In terms of the design, this project started with the idea of the green space. As Mary Margaret Jones, senior principal of design firm Hargreaves Associates, explains, “Willoughby Square is unique in a few ways, but perhaps foremost is the way it is being realized, with the park design coming first and the parking garage design following and conforming to the park. It is usually the reverse.” The acre-large expanse of green space includes mature street trees, a play structure, meandering walkways, and a memorial to the 19th-century abolitionist movement and the Underground Railroad (focusing on its ties to Brooklyn).
A below-grade parking garage will provide functional utility as well as financial sustainability, helping pay for development of the green space above.
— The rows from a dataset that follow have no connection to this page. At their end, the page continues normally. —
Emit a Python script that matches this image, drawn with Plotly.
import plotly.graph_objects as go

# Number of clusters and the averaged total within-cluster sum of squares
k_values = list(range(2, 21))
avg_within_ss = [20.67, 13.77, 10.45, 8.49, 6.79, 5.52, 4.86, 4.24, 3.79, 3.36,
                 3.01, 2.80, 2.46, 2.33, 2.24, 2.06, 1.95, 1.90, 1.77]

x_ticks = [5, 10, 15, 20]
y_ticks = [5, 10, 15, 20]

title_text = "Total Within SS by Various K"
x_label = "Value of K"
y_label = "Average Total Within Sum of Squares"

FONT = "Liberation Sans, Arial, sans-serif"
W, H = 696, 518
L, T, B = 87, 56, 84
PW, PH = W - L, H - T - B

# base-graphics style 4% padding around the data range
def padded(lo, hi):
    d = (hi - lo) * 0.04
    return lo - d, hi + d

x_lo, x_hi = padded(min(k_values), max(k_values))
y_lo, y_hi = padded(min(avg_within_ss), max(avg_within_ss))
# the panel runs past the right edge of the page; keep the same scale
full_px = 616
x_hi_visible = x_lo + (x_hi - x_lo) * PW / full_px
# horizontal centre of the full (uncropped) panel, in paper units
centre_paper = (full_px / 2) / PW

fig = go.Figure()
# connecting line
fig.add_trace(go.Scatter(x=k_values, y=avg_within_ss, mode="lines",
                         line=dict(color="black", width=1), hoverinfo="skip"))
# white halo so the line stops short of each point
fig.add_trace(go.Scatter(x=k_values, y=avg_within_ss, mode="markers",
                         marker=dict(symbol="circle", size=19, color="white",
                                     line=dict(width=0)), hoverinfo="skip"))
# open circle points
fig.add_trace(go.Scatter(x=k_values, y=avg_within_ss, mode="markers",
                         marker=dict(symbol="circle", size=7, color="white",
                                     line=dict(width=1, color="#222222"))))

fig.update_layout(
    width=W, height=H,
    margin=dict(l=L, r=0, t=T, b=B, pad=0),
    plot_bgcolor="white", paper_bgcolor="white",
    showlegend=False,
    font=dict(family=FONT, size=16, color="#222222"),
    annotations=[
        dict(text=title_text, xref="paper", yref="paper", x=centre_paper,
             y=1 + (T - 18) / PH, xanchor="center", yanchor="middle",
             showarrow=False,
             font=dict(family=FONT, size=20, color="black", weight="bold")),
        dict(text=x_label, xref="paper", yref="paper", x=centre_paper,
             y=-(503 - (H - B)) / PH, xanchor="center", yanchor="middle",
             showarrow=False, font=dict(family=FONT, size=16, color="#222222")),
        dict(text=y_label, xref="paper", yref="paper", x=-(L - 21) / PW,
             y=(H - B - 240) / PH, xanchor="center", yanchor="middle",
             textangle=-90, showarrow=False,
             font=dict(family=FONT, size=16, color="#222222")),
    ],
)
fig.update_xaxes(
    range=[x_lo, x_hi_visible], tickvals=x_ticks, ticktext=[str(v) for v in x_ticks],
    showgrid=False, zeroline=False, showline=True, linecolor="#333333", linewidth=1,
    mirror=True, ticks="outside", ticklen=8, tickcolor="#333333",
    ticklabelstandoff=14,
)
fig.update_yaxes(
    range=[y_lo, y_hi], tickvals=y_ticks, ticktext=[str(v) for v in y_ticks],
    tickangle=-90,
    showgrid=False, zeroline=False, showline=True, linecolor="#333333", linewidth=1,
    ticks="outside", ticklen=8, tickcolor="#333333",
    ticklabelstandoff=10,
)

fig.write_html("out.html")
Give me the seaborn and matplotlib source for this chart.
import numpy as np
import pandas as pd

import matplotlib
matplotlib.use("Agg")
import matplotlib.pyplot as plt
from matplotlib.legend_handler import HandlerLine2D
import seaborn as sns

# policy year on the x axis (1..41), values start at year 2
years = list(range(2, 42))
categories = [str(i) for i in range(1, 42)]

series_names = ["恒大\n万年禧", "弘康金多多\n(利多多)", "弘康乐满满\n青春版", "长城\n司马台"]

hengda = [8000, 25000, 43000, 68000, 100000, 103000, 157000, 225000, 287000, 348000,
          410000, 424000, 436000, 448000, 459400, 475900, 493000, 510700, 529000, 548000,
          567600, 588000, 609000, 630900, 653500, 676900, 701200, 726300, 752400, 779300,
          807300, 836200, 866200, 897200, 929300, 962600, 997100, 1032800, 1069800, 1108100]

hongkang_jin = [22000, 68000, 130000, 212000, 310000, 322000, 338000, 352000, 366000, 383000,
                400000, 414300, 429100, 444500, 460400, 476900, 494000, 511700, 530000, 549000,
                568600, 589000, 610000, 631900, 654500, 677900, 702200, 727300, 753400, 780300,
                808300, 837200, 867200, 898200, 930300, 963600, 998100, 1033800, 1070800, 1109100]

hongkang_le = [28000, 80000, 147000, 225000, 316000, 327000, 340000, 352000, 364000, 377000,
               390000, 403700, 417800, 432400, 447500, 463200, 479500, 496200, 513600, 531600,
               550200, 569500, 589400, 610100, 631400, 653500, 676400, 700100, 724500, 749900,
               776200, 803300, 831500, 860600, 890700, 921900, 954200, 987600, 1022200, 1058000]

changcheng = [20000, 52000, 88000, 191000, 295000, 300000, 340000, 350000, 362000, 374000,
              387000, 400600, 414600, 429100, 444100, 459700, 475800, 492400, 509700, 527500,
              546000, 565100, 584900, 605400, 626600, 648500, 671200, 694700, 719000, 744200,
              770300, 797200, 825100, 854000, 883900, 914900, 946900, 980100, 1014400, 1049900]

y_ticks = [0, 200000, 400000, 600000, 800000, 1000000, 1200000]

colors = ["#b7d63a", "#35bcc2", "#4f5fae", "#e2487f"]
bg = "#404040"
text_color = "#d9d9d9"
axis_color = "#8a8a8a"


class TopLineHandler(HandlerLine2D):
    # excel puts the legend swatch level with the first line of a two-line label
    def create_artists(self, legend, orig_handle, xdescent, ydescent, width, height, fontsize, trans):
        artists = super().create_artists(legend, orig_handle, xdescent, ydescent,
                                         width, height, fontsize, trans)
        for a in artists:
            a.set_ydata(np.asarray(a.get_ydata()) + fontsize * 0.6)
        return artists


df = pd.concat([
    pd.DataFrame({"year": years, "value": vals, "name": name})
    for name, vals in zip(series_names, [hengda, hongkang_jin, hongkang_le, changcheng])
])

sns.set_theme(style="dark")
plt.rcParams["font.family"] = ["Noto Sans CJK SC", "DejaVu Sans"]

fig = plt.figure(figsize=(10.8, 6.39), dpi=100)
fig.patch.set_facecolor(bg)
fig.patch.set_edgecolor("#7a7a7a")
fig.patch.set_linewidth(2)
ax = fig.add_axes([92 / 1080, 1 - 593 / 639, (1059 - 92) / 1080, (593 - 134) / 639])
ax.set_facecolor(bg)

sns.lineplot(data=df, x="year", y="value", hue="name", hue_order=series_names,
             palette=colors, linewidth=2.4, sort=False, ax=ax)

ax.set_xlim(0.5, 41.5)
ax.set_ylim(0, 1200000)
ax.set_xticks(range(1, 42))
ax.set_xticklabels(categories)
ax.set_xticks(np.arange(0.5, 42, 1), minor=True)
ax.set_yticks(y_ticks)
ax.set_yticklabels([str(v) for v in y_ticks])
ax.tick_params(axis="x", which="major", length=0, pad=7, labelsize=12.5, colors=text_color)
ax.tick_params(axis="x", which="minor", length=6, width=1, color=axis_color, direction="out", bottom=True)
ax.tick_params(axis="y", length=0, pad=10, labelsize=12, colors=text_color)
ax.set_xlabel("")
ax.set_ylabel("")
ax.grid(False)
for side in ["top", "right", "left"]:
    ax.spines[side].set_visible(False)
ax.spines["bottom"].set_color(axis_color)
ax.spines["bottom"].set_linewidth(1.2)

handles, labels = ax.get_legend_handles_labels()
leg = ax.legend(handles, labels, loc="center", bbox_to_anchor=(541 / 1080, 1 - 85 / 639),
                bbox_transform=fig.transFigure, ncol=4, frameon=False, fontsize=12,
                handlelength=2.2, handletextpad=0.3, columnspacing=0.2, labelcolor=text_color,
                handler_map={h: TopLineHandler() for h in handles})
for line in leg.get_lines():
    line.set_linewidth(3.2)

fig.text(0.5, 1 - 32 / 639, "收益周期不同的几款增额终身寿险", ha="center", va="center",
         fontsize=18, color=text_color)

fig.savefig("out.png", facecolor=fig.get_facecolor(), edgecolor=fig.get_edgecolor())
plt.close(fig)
Touted as the largest automated parking garage in the country, the structure will house almost 700 cars on its 5 floors. Created by Automotion Parking, drivers will simply pull their car into a designated area, grab a ticket, and then a high-tech system of plasma screens, computers, cameras, forklifts, and lasers will whisk the car away into a parking space. Invisible and compact, the garage will also have eco-friendly benefits; since automated parking eliminates idling car engines and exhaust fumes, the garage will help reduce carbon, hydrogen, and nitrous oxide emissions from the estimated 250,000 cars it will serve each year.
Mutually beneficial to each other, as well as the city, the parking garage and park are both equally integral to this project. “Without the automated parking garage, you couldn’t have the park above it, and without the park, you wouldn’t have the catalyst you need to revitalize this area of downtown Brooklyn,” says Ari Milstein, Executive Director of Automotion. It’s an idea that merits consideration in the suburbs as well, where blossoming main streets, new transit centers, and retail centers could easily benefit from this smart solution of much-needed parking combined with community green space.